The evidence discussed above concerning the children's remarks and behavior at home in the hours and days following the initial contact, considered in light of the children's ages (they were eight and ten years old at the time), satisfies us that the trial court was correct in determining that W.W.W.'s actions harassed and intimidated them. As the court stated:

The fact that this conduct is harassing and has intimidated the children is reflected in the ... description [given by] the mother and the father of the emotional state of the children at the time that they initially burst into the home with reports of this uninvited contact with this stranger.

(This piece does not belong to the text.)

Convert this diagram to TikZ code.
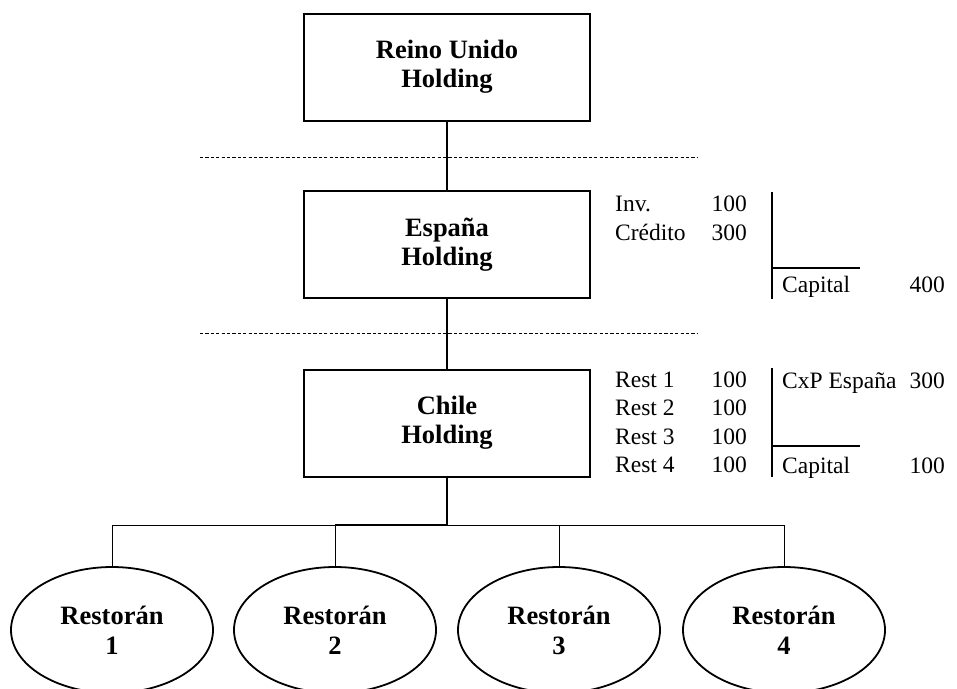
\documentclass[tikz,border=0pt]{standalone}
\usepackage{fontspec}
\setmainfont{Liberation Serif}
\usetikzlibrary{shapes.geometric}
\begin{document}
\begin{tikzpicture}[x=1pt,y=-1pt,
  holdbox/.style={draw, line width=2pt, minimum width=286pt, minimum height=107pt, inner sep=0pt,
    align=center, font=\fontsize{26.5}{29}\selectfont\bfseries},
  restnode/.style={draw, ellipse, line width=1.8pt, minimum width=202pt, minimum height=126pt, inner sep=0pt,
    align=center, font=\fontsize{26.5}{30}\selectfont\bfseries},
  conn/.style={line width=2pt},
  thinconn/.style={line width=1pt},
  divider/.style={line width=0.9pt, dash pattern=on 3.2pt off 2.2pt},
  tline/.style={line width=1.2pt},
  lbl/.style={anchor=base west, inner sep=0pt, font=\fontsize{23.5}{28}\selectfont},
  num/.style={anchor=base east, inner sep=0pt, font=\fontsize{23.5}{28}\selectfont}
]
\useasboundingbox (0,0) rectangle (957,688);

% holding boxes
\node[holdbox] (uk) at (447,67) {Reino Unido\\Holding};
\node[holdbox] (es) at (447,244.5) {España\\Holding};
\node[holdbox] (cl) at (447,423) {Chile\\Holding};

% dividers
\coordinate (d1a) at (200,157); \coordinate (d1b) at (697,157);
\coordinate (d2a) at (200,333); \coordinate (d2b) at (697,333);
\draw[divider] (d1a) -- (d1b);
\draw[divider] (d2a) -- (d2b);

% vertical connectors
\draw[conn] (uk.south) -- (es.north);
\draw[conn] (es.south) -- (cl.north);

% restaurants
\node[restnode] (r1) at (112,630) {Restorán\\1};
\node[restnode] (r2) at (335,630) {Restorán\\2};
\node[restnode] (r3) at (559,630) {Restorán\\3};
\node[restnode] (r4) at (784,630) {Restorán\\4};

% bus
\coordinate (bus) at (447,525);
\draw[conn] (cl.south) -- (bus);
\draw[thinconn] (r1.north) |- (bus);
\draw[thinconn] (r2.north) -- (r2.north |- bus);
\draw[thinconn] (r3.north) -- (r3.north |- bus);
\draw[thinconn] (r4.north) |- (bus);
\draw[conn] (bus) -- (r2.north |- bus);

% España balance
\node[lbl] (inv) at (615,211.5) {Inv.};
\node[num] (invn) at (747,211.5) {100};
\node[lbl] (cred) at (615,240) {Crédito};
\node[num] (credn) at (747,240) {300};
\draw[tline] (772,192) -- (772,299);
\draw[tline] (772,268) -- (860,268);
\node[lbl] (capes) at (782,292) {Capital};
\node[num] (capesn) at (945,292) {400};

% Chile balance
\node[lbl] (rest1) at (615,387) {Rest 1};
\node[num] (rest1n) at (747,387) {100};
\node[lbl] (rest2) at (615,415.5) {Rest 2};
\node[num] (rest2n) at (747,415.5) {100};
\node[lbl] (rest3) at (615,444) {Rest 3};
\node[num] (rest3n) at (747,444) {100};
\node[lbl] (rest4) at (615,472.5) {Rest 4};
\node[num] (rest4n) at (747,472.5) {100};
\draw[tline] (772,368) -- (772,477);
\draw[tline] (772,446) -- (860,446);
\node[lbl] (cxp) at (782,388) {CxP España};
\node[num] (cxpn) at (945,388) {300};
\node[lbl] (capcl) at (782,473) {Capital};
\node[num] (capcln) at (945,473) {100};
\end{tikzpicture}
\end{document}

The court also relies on its knowledge of human affairs and its experience in the affairs of life in concluding and inferring from these facts that these contacts and appearances of a person that they don't know, who causes upset in their parents' lives, which the parents telegraph and demonstrate to the children, to a greater or lesser degree, is an intimidating course of conduct to the children.